«Acompanhemos o apóstolo, durante a sua existência. Os seus primeiros e
últimos tempos são duas névoas, entre as quais medeia um espaço limpo. A
infância de Paulo, como a de todos nós, decorreu nessa obscuridade em que
germinam as sementes e a estrelas. Só conhecemos a semente, quando ela irrompe,
em haste, para o sol; e a estrela quando se torna luminosa.
Paulo nasceu, em Tarso, capital da Cilícia, e renasceu, na estrada de
Damasco. Ali, a sua pessoa tornou-se também incandescente. E os cristãos
nasceram, em Agosto de 64, no circo de Nero, banhados em sangue, elevados ao
rubro esplendoroso. Viu-se, de todo o mundo, pairar, no céu de Roma, aquela
aurora vermelha.
Mas os primeiros anos do apóstolo, esconde-os a névoa da manhã. Quem
notou a criança que foi S. Paulo, no meio das outras? Eram todas a mesma
criança, a mesma infância a despontar em várias caras. A infância existe mais
do que as crianças; e mais do que os velhos a velhice. O que existe é a infância,
a mocidade e a velhice passando através de nós, como a aurora, o dia e a noite
através, do mundo.
Paulo nasceu talvez, no ano 12. Seu avô, oriundo de Gischala (Galilea)
pertencia à tribo de Beijamim e gozava de certa importância, na Cilícia.
Recebera Pompeu, em sua casa, nos tempos áureos do aparatoso general, que lhe
pagou a hospedagem, concedendo-lhe o título de cidadão romano, transmissível
aos descendentes. Foi um salvo-conduto
que Paulo teve, durante as suas viagens apostólicas. Livrou-o, algumas vezes,
das bastonadas, e abriu-lhe as portas do cárcere. Foi o seu melhor cúmplice, na
propaganda do Cristianismo. Era já César, o Anti-Cristo, a favor de Cristo, o
doente a defender a sua doença, contra todos os Galenos; um dos casos em que
aparece o Acaso, na História, com os sinais da Providência, duma entidade superior,
urdindo, além das nuvens, a trama dos acontecimentos sublunares. Nos períodos
criadores, percebe-se a intervenção duma força misteriosa.
O pequeno Saulo divagava, nas ruas de Tarso, animadas dos mais variados
transeuntes: galatas, gregos, egípcios, romanos, fenícios e judeus; e certos
personagens muito exóticos, de causar espanto nas crianças: alguns, nédios e
fartos, duma gordura alegre e filosófica; outros, de túnica rapada, magros, a
barba inculta e um ar de pedra no rosto. Eram os epicuristas e os estóicos, que
expunham as suas doutrinas, em duas universidades muito célebres, duas seitas
ou partidos, em perpétua luta. Os mais convictos, depois de violentas
discussões sobre a natureza das coisas e dos deuses, sujavam as portas das
casas dos adversários, imagine o leitor! Com excrementos! E agrediam-se à
pancada. A alma apela para o corpo, quando se vê aflita; e serve-se dele, como
dum argumento contundente e decisivo.
Estes heróis da Idea, tão pitorescos, destacavam-se na turba-malta das ruas,
na vaga a desdobrar-se em mil fisionomias diferentes, mas expressivas da mesma
sensualidade e egoísmo, os dois bichos fundamentais do homem.

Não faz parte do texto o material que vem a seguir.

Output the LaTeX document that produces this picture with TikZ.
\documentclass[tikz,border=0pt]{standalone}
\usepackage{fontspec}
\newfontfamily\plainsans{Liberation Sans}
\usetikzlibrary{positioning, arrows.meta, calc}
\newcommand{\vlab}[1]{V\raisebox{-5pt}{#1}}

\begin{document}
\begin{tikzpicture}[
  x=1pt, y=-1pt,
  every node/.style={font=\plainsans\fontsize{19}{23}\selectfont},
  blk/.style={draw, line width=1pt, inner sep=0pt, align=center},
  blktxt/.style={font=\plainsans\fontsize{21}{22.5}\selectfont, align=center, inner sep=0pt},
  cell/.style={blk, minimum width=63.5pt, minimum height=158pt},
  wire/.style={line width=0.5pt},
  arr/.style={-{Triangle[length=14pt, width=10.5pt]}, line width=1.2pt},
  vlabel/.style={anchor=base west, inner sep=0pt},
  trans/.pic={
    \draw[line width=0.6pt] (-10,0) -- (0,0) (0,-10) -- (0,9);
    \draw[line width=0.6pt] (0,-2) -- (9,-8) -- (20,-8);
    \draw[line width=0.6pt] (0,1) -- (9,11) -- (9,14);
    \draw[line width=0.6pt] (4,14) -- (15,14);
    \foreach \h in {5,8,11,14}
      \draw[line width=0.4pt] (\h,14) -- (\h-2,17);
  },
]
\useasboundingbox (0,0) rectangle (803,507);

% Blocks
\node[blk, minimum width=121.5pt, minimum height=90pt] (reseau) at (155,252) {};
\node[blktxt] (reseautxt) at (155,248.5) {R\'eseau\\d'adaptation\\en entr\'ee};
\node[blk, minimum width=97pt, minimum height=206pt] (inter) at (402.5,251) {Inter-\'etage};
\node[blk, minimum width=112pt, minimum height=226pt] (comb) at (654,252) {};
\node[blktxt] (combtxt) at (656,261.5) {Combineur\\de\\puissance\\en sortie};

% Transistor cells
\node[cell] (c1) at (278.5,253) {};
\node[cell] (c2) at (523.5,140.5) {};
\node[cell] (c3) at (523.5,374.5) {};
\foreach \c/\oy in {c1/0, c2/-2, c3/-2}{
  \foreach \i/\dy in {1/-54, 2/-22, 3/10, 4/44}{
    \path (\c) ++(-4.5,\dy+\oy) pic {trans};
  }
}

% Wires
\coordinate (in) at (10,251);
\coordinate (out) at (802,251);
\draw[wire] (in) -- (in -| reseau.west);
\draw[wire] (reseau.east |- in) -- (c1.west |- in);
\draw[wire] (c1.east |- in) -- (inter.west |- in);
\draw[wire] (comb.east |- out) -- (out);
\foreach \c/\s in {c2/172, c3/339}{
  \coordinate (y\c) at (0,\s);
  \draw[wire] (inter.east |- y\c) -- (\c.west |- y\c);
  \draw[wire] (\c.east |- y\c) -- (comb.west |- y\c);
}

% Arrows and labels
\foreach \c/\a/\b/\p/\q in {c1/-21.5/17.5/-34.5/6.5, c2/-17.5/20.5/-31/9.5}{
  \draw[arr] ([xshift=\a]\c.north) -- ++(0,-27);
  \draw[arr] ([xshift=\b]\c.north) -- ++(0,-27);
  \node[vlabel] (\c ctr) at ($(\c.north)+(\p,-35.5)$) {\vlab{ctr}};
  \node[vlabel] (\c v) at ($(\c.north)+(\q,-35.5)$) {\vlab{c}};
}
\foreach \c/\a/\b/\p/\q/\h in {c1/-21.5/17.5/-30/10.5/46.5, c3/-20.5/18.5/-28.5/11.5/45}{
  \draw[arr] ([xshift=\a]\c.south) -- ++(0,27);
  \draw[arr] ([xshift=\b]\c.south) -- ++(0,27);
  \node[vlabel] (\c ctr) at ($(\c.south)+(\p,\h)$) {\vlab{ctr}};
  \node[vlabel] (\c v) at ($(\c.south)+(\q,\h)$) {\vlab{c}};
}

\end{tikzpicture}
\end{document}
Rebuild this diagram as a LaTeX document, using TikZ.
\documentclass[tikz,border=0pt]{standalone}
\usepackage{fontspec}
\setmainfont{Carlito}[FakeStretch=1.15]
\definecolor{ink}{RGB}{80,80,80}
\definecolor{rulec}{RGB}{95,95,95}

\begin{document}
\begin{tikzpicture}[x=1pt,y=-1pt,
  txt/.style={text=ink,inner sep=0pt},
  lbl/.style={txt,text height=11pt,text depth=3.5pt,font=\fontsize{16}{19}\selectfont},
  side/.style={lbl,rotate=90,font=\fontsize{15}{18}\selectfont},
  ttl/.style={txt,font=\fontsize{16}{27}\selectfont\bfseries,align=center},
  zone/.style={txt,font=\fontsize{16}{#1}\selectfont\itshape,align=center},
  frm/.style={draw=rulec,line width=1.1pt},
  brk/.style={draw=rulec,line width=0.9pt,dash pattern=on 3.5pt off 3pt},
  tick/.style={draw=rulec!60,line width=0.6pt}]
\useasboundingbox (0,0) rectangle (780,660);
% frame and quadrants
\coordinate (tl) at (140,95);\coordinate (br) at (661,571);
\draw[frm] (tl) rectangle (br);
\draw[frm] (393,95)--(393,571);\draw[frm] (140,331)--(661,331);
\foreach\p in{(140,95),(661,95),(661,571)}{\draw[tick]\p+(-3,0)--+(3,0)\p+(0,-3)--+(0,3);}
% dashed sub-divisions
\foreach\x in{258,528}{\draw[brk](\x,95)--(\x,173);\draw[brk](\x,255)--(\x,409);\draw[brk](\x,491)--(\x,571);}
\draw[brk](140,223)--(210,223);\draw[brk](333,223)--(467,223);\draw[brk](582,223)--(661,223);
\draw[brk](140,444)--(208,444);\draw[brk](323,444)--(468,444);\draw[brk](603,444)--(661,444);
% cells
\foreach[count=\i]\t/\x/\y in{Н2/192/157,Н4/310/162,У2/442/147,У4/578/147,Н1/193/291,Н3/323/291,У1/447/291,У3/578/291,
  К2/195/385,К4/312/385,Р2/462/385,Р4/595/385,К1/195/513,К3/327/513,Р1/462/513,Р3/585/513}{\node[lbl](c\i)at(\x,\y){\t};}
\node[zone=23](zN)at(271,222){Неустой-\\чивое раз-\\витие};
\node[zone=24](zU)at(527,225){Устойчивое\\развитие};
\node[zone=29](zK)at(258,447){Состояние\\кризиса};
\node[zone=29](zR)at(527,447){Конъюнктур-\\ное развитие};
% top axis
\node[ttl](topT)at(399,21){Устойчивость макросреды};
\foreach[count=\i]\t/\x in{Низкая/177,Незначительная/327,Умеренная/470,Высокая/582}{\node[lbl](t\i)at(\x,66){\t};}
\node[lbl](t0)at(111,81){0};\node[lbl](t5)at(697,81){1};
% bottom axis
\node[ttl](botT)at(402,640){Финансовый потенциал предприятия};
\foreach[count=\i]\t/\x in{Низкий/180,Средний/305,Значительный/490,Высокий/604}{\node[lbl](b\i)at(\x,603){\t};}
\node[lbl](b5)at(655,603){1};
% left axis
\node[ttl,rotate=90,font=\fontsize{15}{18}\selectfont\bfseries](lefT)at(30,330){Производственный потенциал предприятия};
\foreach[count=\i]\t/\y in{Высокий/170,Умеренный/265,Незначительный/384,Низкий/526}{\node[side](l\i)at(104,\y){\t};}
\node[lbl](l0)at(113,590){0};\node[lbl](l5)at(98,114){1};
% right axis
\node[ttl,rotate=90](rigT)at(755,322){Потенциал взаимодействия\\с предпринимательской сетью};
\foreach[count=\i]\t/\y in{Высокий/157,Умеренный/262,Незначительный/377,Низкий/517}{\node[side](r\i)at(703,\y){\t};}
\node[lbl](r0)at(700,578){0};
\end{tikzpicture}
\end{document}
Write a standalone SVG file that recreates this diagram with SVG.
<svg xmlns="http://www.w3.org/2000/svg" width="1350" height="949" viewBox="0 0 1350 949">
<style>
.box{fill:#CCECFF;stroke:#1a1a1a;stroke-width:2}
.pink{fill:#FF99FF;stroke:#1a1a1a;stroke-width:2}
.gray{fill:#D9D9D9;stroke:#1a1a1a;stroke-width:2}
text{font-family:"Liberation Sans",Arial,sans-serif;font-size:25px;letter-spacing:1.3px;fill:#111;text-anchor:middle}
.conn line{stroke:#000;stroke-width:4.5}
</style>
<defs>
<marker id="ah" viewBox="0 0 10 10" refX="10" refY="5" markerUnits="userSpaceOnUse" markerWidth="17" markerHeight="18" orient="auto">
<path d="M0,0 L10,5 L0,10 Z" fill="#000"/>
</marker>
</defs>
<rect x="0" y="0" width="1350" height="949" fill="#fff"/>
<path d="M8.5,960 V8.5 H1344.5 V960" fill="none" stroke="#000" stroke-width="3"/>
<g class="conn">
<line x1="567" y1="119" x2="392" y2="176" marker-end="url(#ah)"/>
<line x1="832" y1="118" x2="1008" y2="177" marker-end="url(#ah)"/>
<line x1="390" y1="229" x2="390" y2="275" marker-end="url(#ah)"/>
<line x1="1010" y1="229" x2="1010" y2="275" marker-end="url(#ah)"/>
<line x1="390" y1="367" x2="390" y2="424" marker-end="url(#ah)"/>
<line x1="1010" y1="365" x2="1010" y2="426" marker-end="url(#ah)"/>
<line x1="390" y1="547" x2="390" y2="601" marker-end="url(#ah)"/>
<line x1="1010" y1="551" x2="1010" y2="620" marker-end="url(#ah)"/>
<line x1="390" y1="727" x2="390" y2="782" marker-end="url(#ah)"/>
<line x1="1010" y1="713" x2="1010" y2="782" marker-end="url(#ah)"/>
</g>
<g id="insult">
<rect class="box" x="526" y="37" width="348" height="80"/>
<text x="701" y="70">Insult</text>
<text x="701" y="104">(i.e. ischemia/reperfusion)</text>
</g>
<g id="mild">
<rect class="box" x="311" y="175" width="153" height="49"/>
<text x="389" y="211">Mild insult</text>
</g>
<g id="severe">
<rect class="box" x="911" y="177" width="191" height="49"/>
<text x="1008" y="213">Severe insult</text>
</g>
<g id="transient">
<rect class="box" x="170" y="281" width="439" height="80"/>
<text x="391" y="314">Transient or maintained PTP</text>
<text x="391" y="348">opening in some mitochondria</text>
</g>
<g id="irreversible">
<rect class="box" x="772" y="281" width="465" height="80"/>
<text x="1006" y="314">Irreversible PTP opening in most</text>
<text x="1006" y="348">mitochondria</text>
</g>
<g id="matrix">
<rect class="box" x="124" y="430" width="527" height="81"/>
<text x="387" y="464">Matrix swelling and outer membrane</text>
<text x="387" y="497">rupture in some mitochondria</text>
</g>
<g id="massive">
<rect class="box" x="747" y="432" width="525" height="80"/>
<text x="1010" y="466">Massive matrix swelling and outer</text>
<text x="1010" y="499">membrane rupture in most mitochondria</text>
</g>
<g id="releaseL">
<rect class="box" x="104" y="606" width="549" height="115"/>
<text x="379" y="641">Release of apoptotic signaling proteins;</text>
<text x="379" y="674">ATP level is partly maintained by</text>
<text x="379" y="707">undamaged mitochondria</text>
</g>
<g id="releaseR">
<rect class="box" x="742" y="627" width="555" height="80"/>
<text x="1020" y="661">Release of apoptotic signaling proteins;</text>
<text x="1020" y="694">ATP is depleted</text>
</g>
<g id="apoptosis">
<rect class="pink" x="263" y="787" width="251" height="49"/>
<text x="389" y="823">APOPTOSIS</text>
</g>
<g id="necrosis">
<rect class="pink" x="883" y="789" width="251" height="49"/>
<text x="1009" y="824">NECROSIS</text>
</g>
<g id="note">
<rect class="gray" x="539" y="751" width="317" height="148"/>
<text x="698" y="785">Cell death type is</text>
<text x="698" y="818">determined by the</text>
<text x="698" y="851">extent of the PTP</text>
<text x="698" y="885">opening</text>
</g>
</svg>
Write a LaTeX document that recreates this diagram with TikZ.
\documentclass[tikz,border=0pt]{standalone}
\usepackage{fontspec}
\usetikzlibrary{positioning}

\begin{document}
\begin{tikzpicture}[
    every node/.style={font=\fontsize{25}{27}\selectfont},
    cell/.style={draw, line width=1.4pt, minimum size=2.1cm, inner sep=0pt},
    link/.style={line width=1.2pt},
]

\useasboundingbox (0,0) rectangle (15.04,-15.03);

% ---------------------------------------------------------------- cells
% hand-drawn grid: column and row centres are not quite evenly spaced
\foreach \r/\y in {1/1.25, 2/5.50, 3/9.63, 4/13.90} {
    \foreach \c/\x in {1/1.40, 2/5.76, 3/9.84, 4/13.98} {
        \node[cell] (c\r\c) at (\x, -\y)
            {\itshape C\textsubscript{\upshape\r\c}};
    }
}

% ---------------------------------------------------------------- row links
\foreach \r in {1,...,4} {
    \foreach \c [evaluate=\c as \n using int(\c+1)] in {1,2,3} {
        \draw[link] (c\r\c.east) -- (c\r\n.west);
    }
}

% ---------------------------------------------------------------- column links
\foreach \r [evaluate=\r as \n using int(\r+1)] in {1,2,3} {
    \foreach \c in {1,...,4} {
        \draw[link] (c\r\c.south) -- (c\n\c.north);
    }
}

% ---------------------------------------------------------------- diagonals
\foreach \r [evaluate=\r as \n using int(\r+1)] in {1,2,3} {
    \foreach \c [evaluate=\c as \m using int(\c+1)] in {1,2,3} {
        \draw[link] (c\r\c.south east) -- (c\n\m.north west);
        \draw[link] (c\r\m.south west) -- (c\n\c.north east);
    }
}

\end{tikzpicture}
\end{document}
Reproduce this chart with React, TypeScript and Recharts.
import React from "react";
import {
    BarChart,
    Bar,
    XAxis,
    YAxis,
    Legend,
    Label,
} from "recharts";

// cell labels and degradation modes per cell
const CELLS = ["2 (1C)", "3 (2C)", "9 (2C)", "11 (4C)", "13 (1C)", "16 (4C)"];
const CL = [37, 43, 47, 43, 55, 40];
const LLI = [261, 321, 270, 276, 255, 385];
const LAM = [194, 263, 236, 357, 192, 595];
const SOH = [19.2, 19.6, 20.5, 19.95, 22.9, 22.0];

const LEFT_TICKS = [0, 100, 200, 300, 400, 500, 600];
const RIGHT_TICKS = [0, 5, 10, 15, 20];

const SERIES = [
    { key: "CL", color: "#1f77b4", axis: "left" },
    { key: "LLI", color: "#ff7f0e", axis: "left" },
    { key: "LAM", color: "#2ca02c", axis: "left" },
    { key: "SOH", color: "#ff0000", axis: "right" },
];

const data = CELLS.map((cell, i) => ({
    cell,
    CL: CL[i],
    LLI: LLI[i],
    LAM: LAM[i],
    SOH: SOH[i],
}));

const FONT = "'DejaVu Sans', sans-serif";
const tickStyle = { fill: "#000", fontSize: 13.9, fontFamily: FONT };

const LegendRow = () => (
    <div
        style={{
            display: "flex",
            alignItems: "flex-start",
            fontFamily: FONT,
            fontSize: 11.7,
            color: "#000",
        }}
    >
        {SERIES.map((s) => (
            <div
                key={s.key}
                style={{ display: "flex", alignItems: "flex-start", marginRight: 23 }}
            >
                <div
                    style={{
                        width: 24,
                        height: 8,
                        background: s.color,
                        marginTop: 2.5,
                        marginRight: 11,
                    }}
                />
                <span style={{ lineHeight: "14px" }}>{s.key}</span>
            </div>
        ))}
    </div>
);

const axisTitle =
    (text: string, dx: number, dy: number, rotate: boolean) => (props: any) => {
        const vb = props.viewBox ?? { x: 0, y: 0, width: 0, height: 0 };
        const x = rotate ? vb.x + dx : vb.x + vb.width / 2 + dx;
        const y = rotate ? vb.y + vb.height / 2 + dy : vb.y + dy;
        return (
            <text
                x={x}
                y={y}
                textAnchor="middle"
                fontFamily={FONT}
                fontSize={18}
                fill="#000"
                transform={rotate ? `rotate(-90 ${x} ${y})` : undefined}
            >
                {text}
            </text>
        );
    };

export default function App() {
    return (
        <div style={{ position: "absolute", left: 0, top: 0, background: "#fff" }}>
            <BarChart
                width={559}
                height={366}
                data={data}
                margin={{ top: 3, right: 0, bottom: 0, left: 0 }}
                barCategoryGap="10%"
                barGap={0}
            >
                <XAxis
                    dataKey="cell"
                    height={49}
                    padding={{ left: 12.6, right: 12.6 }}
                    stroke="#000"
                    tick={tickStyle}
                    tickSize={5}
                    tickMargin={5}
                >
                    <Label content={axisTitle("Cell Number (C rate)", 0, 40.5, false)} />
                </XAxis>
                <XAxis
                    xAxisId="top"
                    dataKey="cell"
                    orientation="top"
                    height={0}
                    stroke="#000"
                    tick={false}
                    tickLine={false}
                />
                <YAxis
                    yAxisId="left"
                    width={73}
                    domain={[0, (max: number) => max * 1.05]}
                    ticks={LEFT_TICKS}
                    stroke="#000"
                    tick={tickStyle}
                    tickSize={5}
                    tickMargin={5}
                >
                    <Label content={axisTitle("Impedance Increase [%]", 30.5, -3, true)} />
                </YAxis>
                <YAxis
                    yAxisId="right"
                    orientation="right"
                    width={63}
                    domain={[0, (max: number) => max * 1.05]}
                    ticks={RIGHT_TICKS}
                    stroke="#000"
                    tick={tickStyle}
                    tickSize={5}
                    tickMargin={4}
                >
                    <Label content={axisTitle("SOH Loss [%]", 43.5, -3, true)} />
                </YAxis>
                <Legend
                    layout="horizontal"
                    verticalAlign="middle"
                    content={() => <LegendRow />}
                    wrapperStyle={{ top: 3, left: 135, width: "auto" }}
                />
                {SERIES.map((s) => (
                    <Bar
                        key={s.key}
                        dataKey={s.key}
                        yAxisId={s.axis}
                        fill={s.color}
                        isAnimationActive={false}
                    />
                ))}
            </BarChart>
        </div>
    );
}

A cidade, bem situada para o comércio, era muito populosa. Várias estradas
a ligavam aos centros importantes da Ásia. Uma, a das caravanas de Roma,
atravessava, por um estreito e fundo desfiladeiro (as célebres Portas Cilicianas), o Taurus, recortado
em altos píncaros, sem um mugido nem um estremecimento no bronze dorso. O
Taurus e a planície até ao mar... E, no meio da campina viridente, a bela
Tarso, com os palácios, escolas, teatros, foruns e o seu deus tutelar, Sardanápalo;
o deus da orgia, vestido de mulher. Lia-se, no seu pedestal, esta inscrição:
- Bebe, come e goza. O resto não é nada.
Mas este deus impúdico embrandecia a dureza hostil do espírito judaico.
Helenisava-o ou humanisava-o, como hoje se diria. E só os judeus helenisados
aderiam ao Cristianismo. A corrupção favorece as ideias novas. Paulo crescia nesta atmosfera suja e literária, à sombra dum deus ignóbil,
verdadeiro deus do pântano asiático. O seu corpo ressentiu-se, para lhe afinar
a sensibilidade, já hereditariamente doentia. Por isso, as suas impressões se
exageraram até ao Infinito, e se apropriaram do Infinito». In Teixeira de
Pascoaes, São Paulo, editorial Minerva, Assírio & Alvim, Lisboa, 1984.